Show your appreciation at Thanksgiving by creating Intarsia projects for your home. It is easy and enjoyable to create abundance for your home and garden with Intarsia patterns. The themes of history, abundance, cornucopia of fine food, acorns with leaves, corn or just small bowl will decorate your home in a special Holiday way.
Intarsia is an exciting woodworking technique which is easy to obtain and accomplish as a hobby and artwork. Having done intarsia myself, I can readily appreciate the massive talent and artistry of Kathy Wise, Garnet Hall, Judy Gale Roberts and other artists who mastered their creativity and shared their experiences with wonderful woodworking workshops and patterns. Their creative designs are bringing intarsia to a new level of art, way beyond the craft stage. I would and will recommend it to any beginners or woodworkers that want to improve their skill at Intarsia. With creative intarsia technique you will learn how to cut and shape small pieces of various woods to form images. Intarsia is a woodworking technique that uses varied shapes, sizes and species of wood that are fitted together to create a 3-dimensional, mosaic-like picture. The intarsia process is very much like making a jig saw puzzle. Intarsia is created through the selection of different types of wood, using their natural grain pattern and color (but can assimilate the use of stains and dyes) to create variations in the pattern. After selecting the specific woods to be used within the pattern, each piece of wood is then individually cut, shaped, and sanded. Sometimes, additional pieces of plywood are used to raise areas of the pattern to create more depth. Once the individual pieces are finished, they are fit together like a jog-saw. puzzle and glued to a piece of wood backing (birch, plywood). The backing is then cut to the outline shape of the final product. Once the glue holding the individual pieces of wood on the backing is set, a final layer of finish is applied to complete the project.

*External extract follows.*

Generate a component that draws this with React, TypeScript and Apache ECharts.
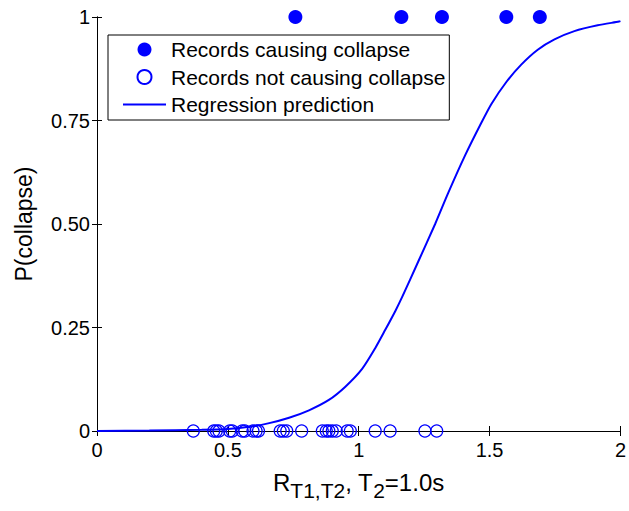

For Thanksgiving woodworking projects I would recommend to use Aromatic Red Cedar wood or Brazilian Cherry Wood. Aromatic Red Cedar is soft wood with aroma that is a natural repellent to moths and insects. Sapwood is white to cream and is intermixed and contrasts with the salmon to dark red of the heartwood. When woodworking with cedar expect tight closed knots through the material. Aromatic Red Cedar glues and finishes well, although in many applications, the wood is left unfinished to reserve its aromatic properties. Some common uses for Aromatic Red Cedar include fence posts, closet and chest linings, carvings, outdoor furniture, pencils, bows, and small wooden specialty items. Brazilian cherry wood can vary in color, from a lighter orange-brown, to a darker brown, which tends to become darker with age. The grain tends to be wavy and interlocked much like mahogany. Brazilian cherry glues, stains and finishes well, and also turns well on the lathe. Both choices fit the fall theme and are easy and affordable to obtain.